One of the added benefits of starting this early is…I have time to get extra yarn if I happen to run out partway through a project. I started knitting a simple cowl the other day. When I first cast on the stitches I thought “Hmm…that might be too many,” but I kept going. As I went forward, I fell more and more in love with the way the chainplied yarn created stripes of pink and purple, in the midst of the green (the colorway is “Irish Moss,” from Hobbledehoy Yarns). Unfortunately, I’m about 2 oz. short of the amount I need to finish the cowl at this width. I messaged Hobbledehoy on Facebook about seeing if she has more roving in that colorway, only to find that it had been a dye pot experiment. She said she could try to recreate it if I have pictures…which I have of the spun skein and the project in the works, but not of the unspun roving. [Note to self: remember to photograph the roving before spinning it up!] She’s scheduled to sell at the Fiber Farmers Market in Falls Church at the end of March, so here’s hoping the reconstruction of the dye pot works out, and I can finish the cowl as planned. If not, I have to frog the whole thing and start over.
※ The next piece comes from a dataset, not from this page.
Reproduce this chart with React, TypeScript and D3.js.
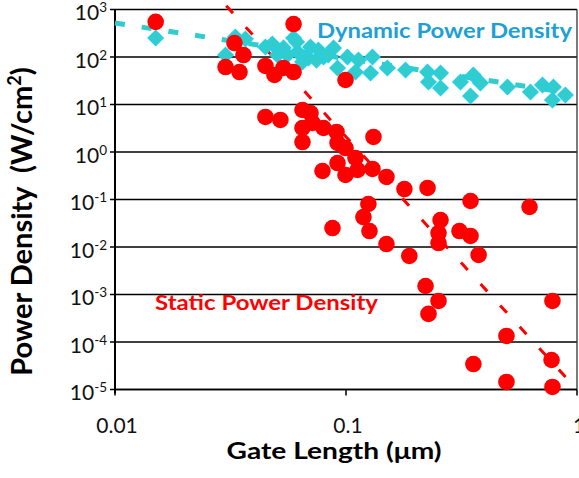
import React, { useEffect } from "react";
import * as d3 from "d3";

// ---- Data ----
const staticX = [
  0.015, 0.0329, 0.036, 0.0301, 0.0346, 0.0593, 0.0448, 0.049, 0.0536, 0.0593,
  0.0995, 0.0448, 0.052, 0.0648, 0.0702, 0.0648, 0.0716, 0.0799, 0.091, 0.0648,
  0.0919, 0.0995, 0.1315, 0.1099, 0.0919, 0.0791, 0.0995, 0.1122, 0.1302, 0.1497,
  0.179, 0.2254, 0.125, 0.119, 0.0874, 0.1264, 0.1497, 0.188, 0.2566, 0.2515,
  0.2515, 0.3099, 0.346, 0.346, 0.375, 0.623, 0.221, 0.2515, 0.2276, 0.783,
  0.495, 0.356, 0.495, 0.776, 0.783,
];
const staticY = [
  550, 197, 110, 61.5, 48.3, 495, 64.7, 41.8, 58.7, 48.3,
  32.8, 5.46, 4.72, 7.66, 6.62, 3.2, 4.08, 3.2, 2.64, 1.62,
  1.55, 1.21, 2.07, 0.748, 0.586, 0.398, 0.328, 0.418, 0.439, 0.298,
  0.166, 0.175, 0.0804, 0.0428, 0.0251, 0.0217, 0.01156, 0.00647, 0.037, 0.0197,
  0.0121, 0.0217, 0.0171, 0.093, 0.0068, 0.0695, 0.00151, 0.00073, 0.00039, 0.00073,
  0.000134, 0.0000344, 0.0000144, 0.0000418, 0.0000113,
];
const dynamicX = [
  0.015, 0.0301, 0.0332, 0.0367, 0.0448, 0.048, 0.0505, 0.0536, 0.0593, 0.0617,
  0.0648, 0.0611, 0.0702, 0.0688, 0.0799, 0.0883, 0.0919, 0.1015, 0.1133, 0.1302,
  0.1099, 0.1277, 0.151, 0.181, 0.2254, 0.2566, 0.2276, 0.2566, 0.313, 0.356,
  0.382, 0.346, 0.5, 0.629, 0.709, 0.791, 0.783, 0.891, 0.0558, 0.076,
  0.0745, 0.0838,
];
const dynamicY = [
  251, 110, 264, 239, 162, 188, 110, 155, 251, 127,
  78.5, 207, 162, 95, 100, 155, 58.7, 100, 86.5, 100,
  48.3, 46, 58.7, 53, 48.3, 46, 29.8, 22.2, 29.8, 41.8,
  28.4, 15.1, 23.3, 18.3, 25.7, 23.3, 12.4, 15.8, 110, 140,
  86, 110,
];
const dynamicFitX = [0.01, 0.89];
const dynamicFitY = [520, 18];
const staticFitX = [0.0303, 1];
const staticFitY = [1200, 0.00001];

const xTickValues = [0.01, 0.1, 1];
const xTickLabels = ["0.01", "0.1", "1"];
const yExponents = [3, 2, 1, 0, -1, -2, -3, -4, -5];

const W = 579;
const H = 478;
const FONT = "Lato, 'Open Sans', sans-serif";

export default function App() {
  useEffect(() => {
    document.body.style.margin = "0";
  }, []);

  const x = d3.scaleLog().domain([0.01, 1]).range([115, 577]);
  const y = d3.scaleLog().domain([1e-5, 1e3]).range([389.5, 9.5]);

  const line = d3
    .line<[number, number]>()
    .x((d) => x(d[0]))
    .y((d) => y(d[1]));

  const dynFit = dynamicFitX.map((v, i) => [v, dynamicFitY[i]] as [number, number]);
  const statFit = staticFitX.map((v, i) => [v, staticFitY[i]] as [number, number]);
  const diamond = d3.symbol().type(d3.symbolDiamond2).size(150)();

  const left = x(0.01);
  const right = x(1);
  const top = y(1e3);
  const bottom = y(1e-5);

  return (
    <svg width={W} height={H} style={{ display: "block" }} fontFamily={FONT}>
      <rect width={W} height={H} fill="#fff" />
      {/* gridlines */}
      {yExponents.map((e) => (
        <line
          key={e}
          x1={left - 5}
          x2={right}
          y1={y(Math.pow(10, e))}
          y2={y(Math.pow(10, e))}
          stroke="#000"
          strokeWidth={1.3}
        />
      ))}
      {/* frame / axes */}
      <line x1={left} x2={left} y1={top} y2={bottom + 4} stroke="#000" strokeWidth={2} />
      <line x1={right} x2={right} y1={top} y2={bottom} stroke="#333" strokeWidth={1.3} />
      <line x1={left} x2={right} y1={bottom} y2={bottom} stroke="#000" strokeWidth={1.5} />
      {xTickValues.map((v) => (
        <line key={v} x1={x(v)} x2={x(v)} y1={bottom} y2={bottom + 6} stroke="#000" strokeWidth={1.5} />
      ))}
      {/* y tick labels */}
      {yExponents.map((e) => (
        <text
          key={e}
          x={107}
          y={y(Math.pow(10, e)) + 10.5}
          textAnchor="end"
          fontSize={21}
          fill="#111"
        >
          10
          <tspan dy={-8} fontSize={13.5}>
            {e}
          </tspan>
        </text>
      ))}
      {/* x tick labels */}
      {xTickValues.map((v, i) => (
        <text key={v} x={x(v) + 2} y={433} textAnchor="middle" fontSize={21} fill="#111">
          {xTickLabels[i]}
        </text>
      ))}
      {/* fit lines */}
      <path
        d={line(dynFit) || ""}
        fill="none"
        stroke="#33CCCC"
        strokeWidth={5}
        strokeDasharray="10 17"
      />
      <path
        d={line(statFit) || ""}
        fill="none"
        stroke="#FF0000"
        strokeWidth={3}
        strokeDasharray="10 19"
      />
      {/* dynamic points */}
      {dynamicX.map((v, i) => (
        <path
          key={"d" + i}
          d={diamond || ""}
          transform={`translate(${x(v)},${y(dynamicY[i])})`}
          fill="#33CCCC"
          stroke="#22D0E8"
          strokeWidth={1.2}
        />
      ))}
      {/* static points */}
      {staticX.map((v, i) => (
        <circle key={"s" + i} cx={x(v)} cy={y(staticY[i])} r={8.3} fill="#FF0000" />
      ))}
      {/* annotations */}
      <text
        x={317}
        y={38}
        fontSize={21}
        fontWeight={700}
        fill="#1E9FD6"
        textLength={255}
        lengthAdjust="spacingAndGlyphs"
      >
        Dynamic Power Density
      </text>
      <text
        x={155}
        y={310}
        fontSize={20}
        fontWeight={700}
        fill="#FF0000"
        textLength={223}
        lengthAdjust="spacingAndGlyphs"
      >
        Static Power Density
      </text>
      {/* axis titles */}
      <text
        x={334}
        y={459}
        textAnchor="middle"
        fontSize={23}
        fontWeight={700}
        fill="#000"
        textLength={215}
        lengthAdjust="spacingAndGlyphs"
      >
        Gate Length (μm)
      </text>
      <text
        transform="translate(31.5,221.5) rotate(-90)"
        textAnchor="middle"
        fontSize={29}
        fontWeight={700}
        fill="#000"
      >
        Power Density{"\u00a0\u00a0"}(W/cm
        <tspan dy={-11} fontSize={18}>
          2
        </tspan>
        <tspan dy={11}>)</tspan>
      </text>
    </svg>
  );
}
Setting that project aside, I pulled out another couple of skeins from my handspun stash. A couple of months ago, I had purchased a 6oz braid from Fat Cat Knits in the colorway “Indian Corn.” I divided it up into three bits and did a traditional 3-ply, ending up with a worsted weight. It wasn’t the most even spin I have made, but I actually find it harder to spin for the thicker weights, so I’m okay with it not being as smooth, if I can at least manage a little heavier weight.
I came across the “Across the Heath” cowl pattern on Ravelry and just knew it was the perfect pattern for some of my handspun – something simple enough to allow for both my beginner knitting skills as well as the color variations in the yarn.
The pattern worked up pretty quickly, and I liked the twisty look of it…but I think it would look even better with a variegated yarn where the color shifts are more muted. [Robert tried on the cowl later in the week and ended up wearing it for about three hours, so I guess it is comfy and cozy.]
I had a lot of yarn left, so I cast on a bunch of stitches and made up another simple cowl. I made it pretty big and still have a little bit of yarn left that I might try to make some mitts out of. Looks like 6oz. is the perfect amount for me to spin for a project.